Despite this, defendants maintain that they entered into settlement talks in good faith and should not be sanctioned as plaintiff's motion requests. While it is undoubtedly more convenient for defendants to have a CDCR representative "available by phone" or able to drive to the courthouse on short notice should his or her presence be requested by the mediator, this is no substitute for the representative's physical presence for the entire mediation, as ordered. See Pittman v. Brinker Int'l, Inc., 216 F.R.D. 481, 486 (D. Ariz. 2003) ("For settlement conferences to be productive and worthwhile, [defense counsel] acknowledges that which the Court has learned long ago, settlement negotiations must take place in the physical presence of the parties and qualified representatives from both sides.").
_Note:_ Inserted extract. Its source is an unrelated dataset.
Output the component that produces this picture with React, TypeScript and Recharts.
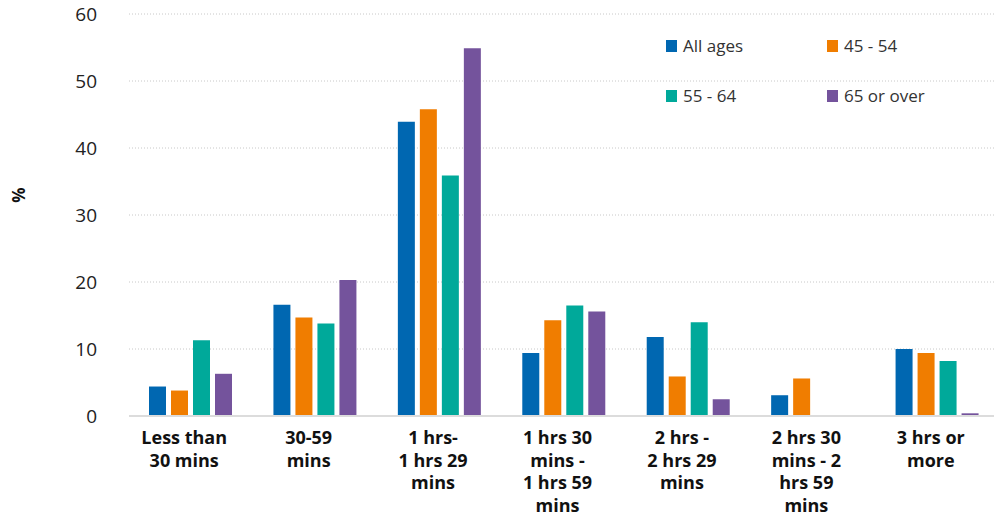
import React from 'react';
import { BarChart, Bar, XAxis, YAxis, CartesianGrid } from 'recharts';

const CATEGORIES = [
  'Less than\n30 mins',
  '30-59\nmins',
  '1 hrs-\n1 hrs 29\nmins',
  '1 hrs 30\nmins -\n1 hrs 59\nmins',
  '2 hrs -\n2 hrs 29\nmins',
  '2 hrs 30\nmins - 2\nhrs 59\nmins',
  '3 hrs or\nmore',
];
const ALL_AGES = [4.4, 16.6, 43.9, 9.4, 11.8, 3.1, 10.0];
const AGE_45_54 = [3.8, 14.7, 45.8, 14.3, 5.9, 5.6, 9.4];
const AGE_55_64 = [11.3, 13.8, 35.9, 16.5, 14.0, 0, 8.2];
const AGE_65_PLUS = [6.3, 20.3, 54.9, 15.6, 2.5, 0, 0.4];
const Y_TICKS = [0, 10, 20, 30, 40, 50, 60];

const SERIES = [
  { key: 'all', name: 'All ages', color: '#0067b1' },
  { key: 'a45', name: '45 - 54', color: '#f07d00' },
  { key: 'a55', name: '55 - 64', color: '#00a99a' },
  { key: 'a65', name: '65 or over', color: '#74539c' },
];

const data = CATEGORIES.map((name, i) => ({
  name,
  all: ALL_AGES[i],
  a45: AGE_45_54[i],
  a55: AGE_55_64[i],
  a65: AGE_65_PLUS[i],
}));

const FONT = '"Open Sans", sans-serif';

const CategoryTick = ({ x, y, payload }: any) => {
  const lines = String(payload.value).split('\n');
  return (
    <text
      x={x - 7}
      y={y}
      textAnchor="middle"
      fontFamily={FONT}
      fontSize={18}
      fontWeight={700}
      fill="#111"
    >
      {lines.map((line, i) => (
        <tspan key={i} x={x - 7} dy={i === 0 ? 20 : 22.5}>
          {line}
        </tspan>
      ))}
    </text>
  );
};

const LegendBlock = () => (
  <div style={{ position: 'absolute', left: 0, top: 0, fontFamily: FONT, fontSize: 17, color: '#333' }}>
    {SERIES.map((s, i) => {
      const left = i % 2 === 0 ? 666 : 827;
      const top = i < 2 ? 34 : 84;
      return (
        <div key={s.key} style={{ position: 'absolute', left, top, display: 'flex', alignItems: 'center', whiteSpace: 'nowrap' }}>
          <span style={{ width: 11, height: 12, background: s.color, display: 'inline-block', marginRight: 6 }} />
          <span>{s.name}</span>
        </div>
      );
    })}
  </div>
);

export default function App() {
  return (
    <div style={{ position: 'absolute', left: 0, top: 0, width: 994, height: 519, overflow: 'hidden', background: '#fff' }}>
      <BarChart
        width={1000}
        height={519}
        data={data}
        margin={{ top: 14, right: 0, left: 0, bottom: 8 }}
        barGap={5}
        barCategoryGap={20}
      >
        <CartesianGrid vertical={false} stroke="#c8c8c8" strokeDasharray="1 2" />
        <XAxis
          dataKey="name"
          interval={0}
          height={95}
          tickLine={false}
          axisLine={{ stroke: '#dcdcdc', strokeWidth: 2 }}
          tick={<CategoryTick />}
        />
        <YAxis
          width={129}
          domain={[0, 60]}
          ticks={Y_TICKS}
          axisLine={false}
          tickLine={false}
          tickMargin={26}
          tick={{ fontFamily: FONT, fontSize: 19, fill: '#222' }}
          label={() => (
            <text
              x={18}
              y={195}
              transform="rotate(-90 18 195)"
              textAnchor="middle"
              dominantBaseline="central"
              fontFamily={FONT}
              fontSize={17}
              fontWeight={700}
              fill="#111"
            >
              %
            </text>
          )}
        />
        {SERIES.map((s) => (
          <Bar key={s.key} dataKey={s.key} name={s.name} fill={s.color} isAnimationActive={false} />
        ))}
      </BarChart>
      <LegendBlock />
    </div>
  );
}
Nonetheless, although the court is concerned about defendants' actions in this matter, and cautions that any similar behavior in the future may well result in sanctions, the court declines to impose sanctions at this time.*fn1
The court also declines to adopt plaintiff's suggestions that defendants be ordered "back to [the] table in compliance with court order" (Dkt. No. 106 at 1) and/or that this action be "stayed" so that he may seek pro bono counsel to prepare for trial. (Dkt. No. 122.) Given the posture of this case, the court finds that the interests of justice would be best served by proceeding to dispositive motions and foregoing another round of settlement talks until any such motions are resolved.*fn2 As to plaintiff's pending motion to stay, plaintiff is advised that there is no mechanism for "staying" a section 1983 action, as compared to the "stay and abeyance option" available in habeas corpus actions. See Kilgore v. Mandeville, 2011 WL 4048406 at *2 (E.D. Cal. 2011) (same), citing Rhines v. Weber, 544 U.S. 269 (2005). Thus, the court will deny plaintiff's request to stay this case. By a concurrently filed order, this court will set the pretrial motion deadline for February 17, 2012.
Accordingly, IT IS HEREBY ORDERED THAT:
1. Plaintiff's December 16, 2010 motion for review (Dkt. No. 106) is denied;
2. Plaintiff's November 30, 2011 motion to stay (Dkt. No. 122) is denied; and
3. Defendants' December 1, 2011 motion to file a response to the court's order beyond time (Dkt. No. 123) is granted.